Share your Data Viz Techniques with SCEA!

We are looking for a few people to give short presentations on different aspects of data visualization. Are you interested?

The presentation can be about a visualization tool you use, a report you have completed, a technique you are fond of, an evaluation you are currently doing, or anything else that relates to data visualization. This is a great opportunity to reuse an existing presentation from a conference or previous talk.

If you are interested, post a comment here or contact Alana Kinarsky by Sunday, Feb 25 with a few sentences about your presentation idea. Your proposed presentation does not need to be fully developed, we can work with you to finalize the idea in the coming weeks. Once we have heard back from everyone, we will pick speakers and topics to ensure a cohesive panel.

The event will take place at a co-working space in Hollywood, but we have not yet finalized the date. We hope to have the event details finalized by the end of February so we have plenty of time to advertise to our network.

We look forward to seeing some new data visualization ideas!

3 comments

  1. I’d love to help out! I’ve given some basic dataviz workshops recently, but I could also do more specific work such as how to do specific data visualizations in Excel and some of the research coming out of our dataviz working group at CGU (e.g., visualization of logic models and how that affects its visual efficiency, aesthetics, and credibility).

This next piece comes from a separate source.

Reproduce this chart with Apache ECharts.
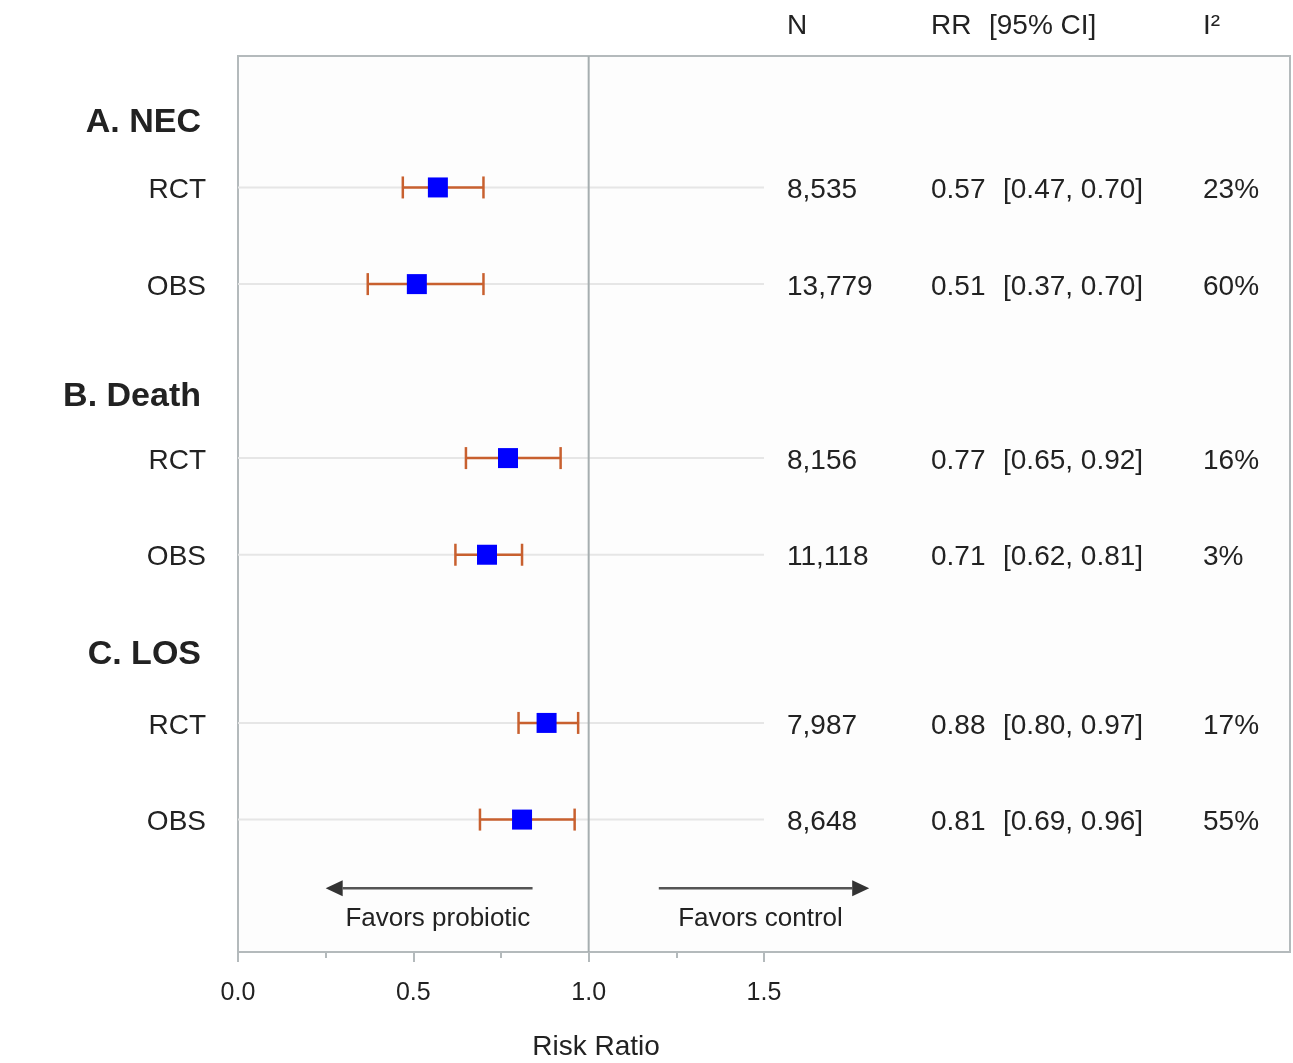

  2. Hi, there! I’m interested in presenting on differences between data visualization, information design, and strategic communication. Data viz is about interpreting and presenting data through compelling visualization, whereas, information design takes data viz and narrative to the next level through cohesive and intentional design principles. Strategic communication ties it all together in a story that is meaningful, memorable, and actionable.

  3. Hello,

    I am a member of Stephanie Evergreen’s Data Visualization academy and have used applied Stephanie’s principles in Excel to create charts and graphs. Before I create anything, I ask myself what’s the main point I’m trying to convey, sketch it out on paper, show it to a friend to see if it makes sense, and then create it in excel. I’d be happy to email a sample of my work. The sample chart asked people to rank 8 services provided from most preferred to least preferred. I did this using bar charts. Additionally, I created other graphs filtering information based on student class standing and services most/least preferred.